In an interview, the Armenian premier on the knots that remain open after the Washington meeting between the foreign ministers of Yerevan and Baku. "Mutual recognition of territorial integrity must also include the rights of Artsakh Armenians. Reducing the distance between the positions is not enough to reach an understanding'.
Yerevan (AsiaNews) - Armenian Prime Minister Nikol Pašinyan has given an interview to Radio Azatutyun, during his visit to Prague in recent days, trying to explain what the difficulties to be overcome in the negotiations, which have been at the centre of the talks in Washington between the foreign ministers of Armenia and Azerbaijan, with American mediation, really are.
In Prague, and previously in Soči, the principle had been established that the two conflicting countries recognise each other's territorial integrity, but this failed to translate into a final peace treaty. Pašinyan demands that 'Azerbaijan recognises 29,800 square kilometres of our territory, including Nagorno Karabakh', respecting the rights of the Armenian population living there.
The premier of Yerevan notes that "any agreement, even one that has been drawn up in an impeccable manner, knows different readings by the parties: how can we arrive at a unified reading?".

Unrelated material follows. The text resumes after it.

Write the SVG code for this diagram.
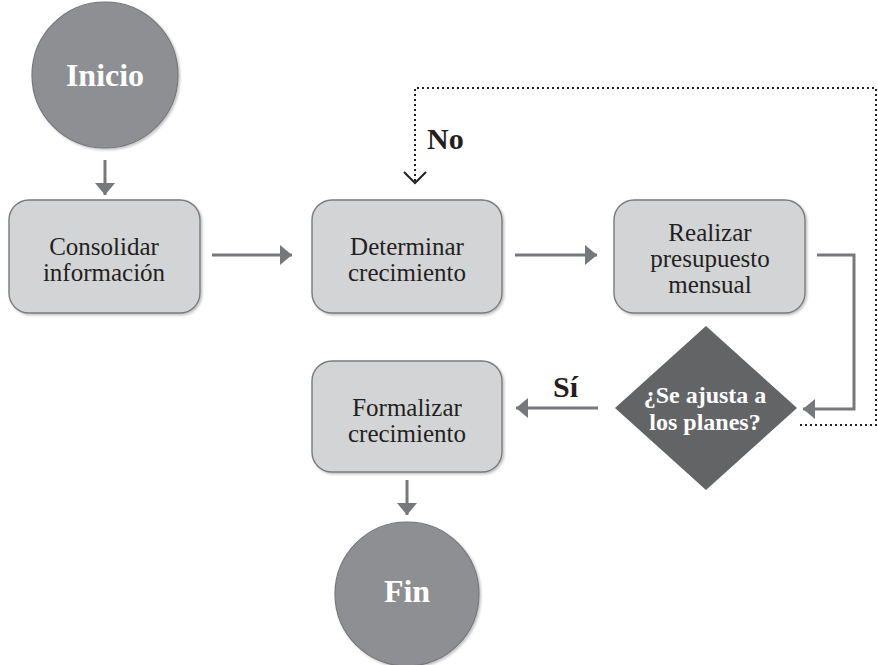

In order to observe the conditions for peace, a careful elaboration of local and international mechanisms is needed, especially regarding the withdrawal and positions of the armed forces on the ground, with the shared delimitation of a 'de-militarised zone'. "If the distance between the parties used to be one kilometre and is now 990 metres, this is already progress, but it does not really change the state of affairs."
Armenia is trying to support the discussion on the security and rights of the Armenians of Artsakh, as they call the region, in a direct confrontation between Baku and Stepanakert, the capital of Karabakh with its own political representation, which is not recognised by the Azeris.
Without this dialogue, the efforts of Russia's peacekeeping forces are in vain, as is the invocation of protection by France or the United States. This was discussed in Washington, and Pašinyan hopes that the talks can continue in Moscow, denying that there are any Western plans opposed to those of the Russians. 'Sometimes I read news or interviews in the newspapers that make me think that something is missing, even though I am the prime minister,' he commented.
'Different approaches' do indeed resonate in the discussions, but one then has to evaluate what is put in writing, such as the proposal submitted by the Russians in August 2022 and rejected by Azerbaijan: 'We did not see any other proposals on the table, from Moscow, even at the Soči meeting'. Baku, on the other hand, has addressed a request to the UN that Armenia return "the eight villages still occupied", but Yerevan replies that "Azerbaijan has itself occupied other Armenian villages", and eventually a mutual return of these settlements should be achieved.
As Pašinyan explains, 'the villages are not just local government buildings, they are people and families living in Berkaber, Vazašen, Ajgeovit, Paravakar. If the Azerbaijanis give them back to us, we are ready too, but not to disappear; we will have to fix the areas where the control forces will be stationed, in short, we must draw the borders'. First the peace agreement is concluded, then the displacements and new delimitations will begin, but 'Aliev does not seem willing to give Nagorno Karabakh real autonomy, as he repeated during the 44-day war'.
During the election campaign in the last elections that reconfirmed Pašinyan as Armenia's leader last year, his Civil Accord party actually stated that the goal was the 'de-occupation of Šuša and Gadruta, and the self-determination of the people of Artsakh'.
Now the premier recalls that 'we have been talking about independence and self-determination for 30 years, but we often fail to fully understand how to achieve this goal. He admits that several mistakes have been made, and 'this is not because mistakes are related to the office one holds, but because we are men: if the prime minister of Armenia were a god, all problems would be solved in an instant'.